New Delhi: The Supreme Court on Wednesday reiterated that no citizen can be prosecuted under section 66A of the Information Technology (IT) Act, 2000, which it had scrapped way back in 2015.
Under the annulled section, a person posting offensive content could be imprisoned for up to three years and also fined.
Underlining that liberty of thought and expression is of “cardinal” significance, the top court had on March 24, 2015 done away with the provision, saying “the public’s right to know is directly affected” by Section 66A of the IT Act.
A bench headed by the Chief Justice of India (CJI) U.U. Lalit said in all cases where citizens are facing prosecution for alleged violation of section 66A of the Act, the reference and reliance upon the said provision shall stand deleted.
“We direct all Director General of Police as well as Home Secretaries of the states and competent officers in Union Territories to instruct the entire police force in their respective states/Union Territories not to register any complaint of crime with respect to alleged violation of section 66A,” said the bench, also comprising Justices Ajay Rastogi and S.R. Bhat.
The top court clarified that this direction shall apply only with respect to offences punishable under section 66A, and if in the crime in question, other offences are also alleged, then the reference and reliance upon section 66A alone shall be deleted.
The bench observed the counsel appearing for the Centre has placed on record an all-India status report with regard to pending cases under section 66A.
It observed the information given in a tabular form does suggest that despite the issue regarding the validity of section 66A of the Act having been decided by the apex court, a number of criminal proceedings still rely upon this provision and citizens are still facing prosecution.
“Such criminal proceedings, in our view, are directly in the teeth of the directions issued by this court in Shreya Singhal vs Union of India (March 2015 judgment) and consequently, we issue following directions,” the bench said.
“It needs no reiteration that section 66A of the 2000 Act has been found by this court in Shreya Singhal vs Union of India to be violative of the Constitution and as such, no citizen can be prosecuted … [under] said section 66A,” it said.
The bench also said whenever any publication, whether government, semi-government or private, about the IT Act is published and section 66A is quoted as part of the statute book, the reader must adequately be informed that section 66A has already been pronounced upon by the apex court to be violative of the constitution.
Calling a “matter of serious concern” the registration of FIRs under section 66A of the Act which was scrapped in 2015, the apex court had last month asked the chief secretaries of the states concerned to take back the cases within three weeks.

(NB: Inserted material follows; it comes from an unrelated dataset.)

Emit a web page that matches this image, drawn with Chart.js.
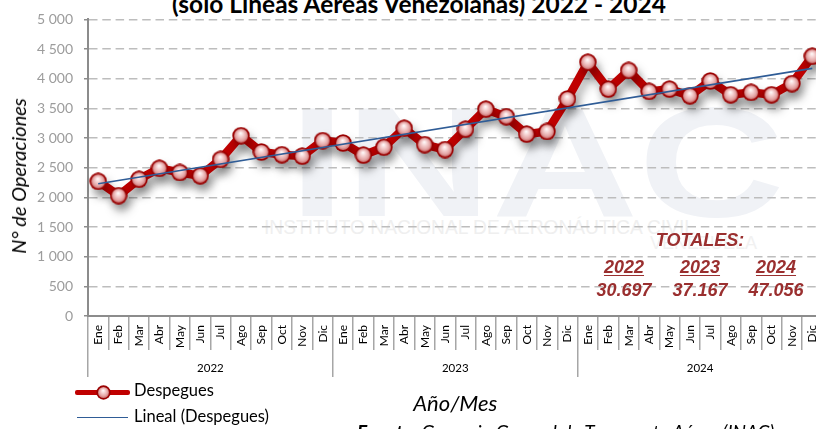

The bench was hearing a miscellaneous application of the NGO People’s Union for Civil Liberties (PUCL) alleging prosecution of people under the scrapped provision.
The NGO claimed that despite express directions of the court in 2019 that all state governments sensitise police personnel about the March 24, 2015 judgment, thousands of cases have been registered under the section.

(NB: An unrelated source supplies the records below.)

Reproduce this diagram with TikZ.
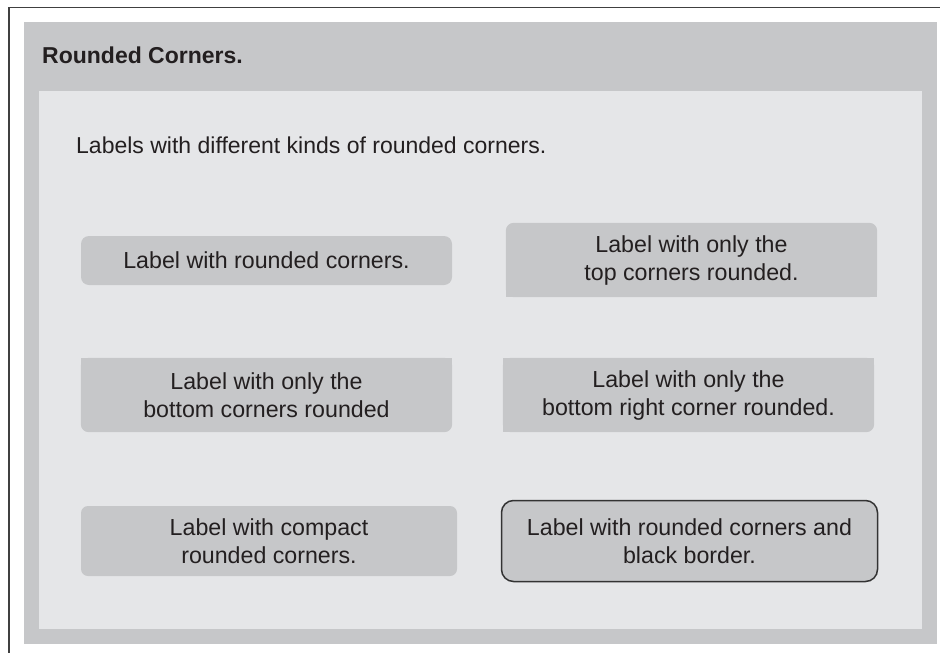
\documentclass[tikz,border=0pt]{standalone}
\usepackage{fontspec}
\setmainfont{Liberation Sans}
\definecolor{panelgray}{HTML}{C6C7C9}
\definecolor{panellight}{HTML}{E5E6E8}
\definecolor{labelgray}{HTML}{C6C7C9}
\definecolor{inkgray}{HTML}{231F20}
\pgfdeclarelayer{back}
\pgfdeclarelayer{mid}
\pgfsetlayers{back,mid,main}
\tikzset{
  labelbox/.style={minimum width=371pt,inner sep=0pt,align=center,text=inkgray,
    font=\fontsize{23.2}{28}\selectfont},
  labelfill/.style={fill=labelgray}
}
\begin{document}
\begin{tikzpicture}[x=1pt,y=-1pt]
\useasboundingbox (0,0) rectangle (940,653);
\begin{pgfonlayer}{back}
  \draw[line width=1.6pt,black!75] (9,653) -- (9,7.5) -- (940,7.5);
  \fill[panelgray] (24,22) rectangle (937,644);
  \fill[panellight] (39,91) rectangle (922,629);
\end{pgfonlayer}
  \node[anchor=base west,inner sep=0pt,text=inkgray,font=\fontsize{23}{28}\selectfont\bfseries] (title) at (42,63) {Rounded Corners.};
  \node[anchor=base west,inner sep=0pt,text=inkgray,font=\fontsize{23}{28}\selectfont] (intro) at (76,153) {Labels with different kinds of rounded corners.};
  \node[labelbox,labelfill,rounded corners=8pt,minimum height=49pt] (l1) at (266.5,260.5) {Label with rounded corners.};
  \node[labelbox,minimum height=74pt] (l2) at (691.5,260) {Label with only the\\top corners rounded.};
  \node[labelbox,minimum height=74pt] (l3) at (266.5,395) {Label with only the\\bottom corners rounded};
  \node[labelbox,minimum height=74pt] (l4) at (688.5,395) {Label with only the\\bottom right corner rounded.};
  \node[labelbox,labelfill,rounded corners=7pt,minimum width=376pt,minimum height=70pt] (l5) at (269,541) {Label with compact\\rounded corners.};
  \node[labelbox,labelfill,draw=black!80,line width=1.5pt,rounded corners=12pt,minimum width=376pt,minimum height=81pt] (l6) at (689.5,541) {Label with rounded corners and\\black border.};
\begin{pgfonlayer}{mid}
  % top corners only
  \fill[labelfill,rounded corners=8pt] (l2.north west) rectangle (l2.south east);
  \fill[labelfill] (l2.west) rectangle (l2.south east);
  % bottom corners only
  \fill[labelfill,rounded corners=8pt] (l3.north west) rectangle (l3.south east);
  \fill[labelfill] (l3.north west) rectangle (l3.east);
  % bottom right corner only
  \fill[labelfill,rounded corners=8pt] (l4.north west) rectangle (l4.south east);
  \fill[labelfill] (l4.north west) rectangle (l4.east);
  \fill[labelfill] (l4.north west) rectangle (l4.south);
\end{pgfonlayer}
\end{tikzpicture}
\end{document}
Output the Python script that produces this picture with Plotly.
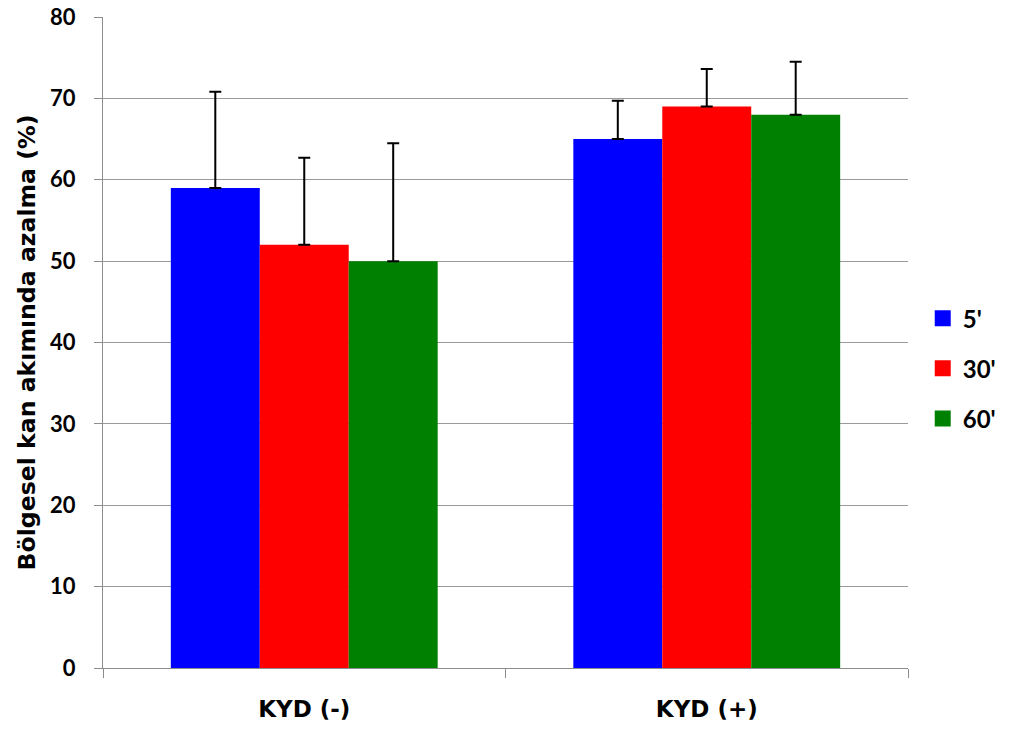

It sought direction to the Centre to collect all data/ information regarding FIRs/investigations where section 66A has been invoked as well as pendency of cases in the courts throughout the country where proceedings under the provision are continuing in violation of the 2015 judgment.
On February 15, 2019, the top court directed all state governments to sensitise their police personnel about its March 24, 2015 verdict, which had scrapped section 66A of the Act, so people are not unnecessarily arrested under the struck-down provision.

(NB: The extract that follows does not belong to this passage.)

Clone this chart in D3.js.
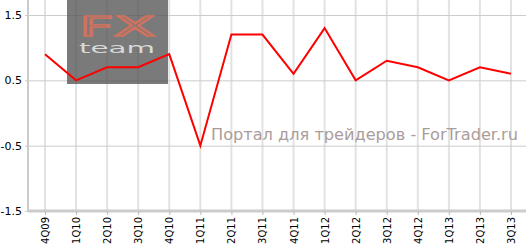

The first PIL on the issue was filed in 2012 by law student Shreya Singhal who sought an amendment to section 66A of the Act after two girls – Shaheen Dhada and Rinu Shrinivasan – were arrested in Palghar in Maharashtra’s Thane district. While one had posted a comment against the shutdown in Mumbai following Shiv Sena leader Bal Thackeray’s death, the other had ‘liked’ it.
PUCL was also one of the petitioners in the earlier case and had challenged the constitutional validity of Section 66A of the Act.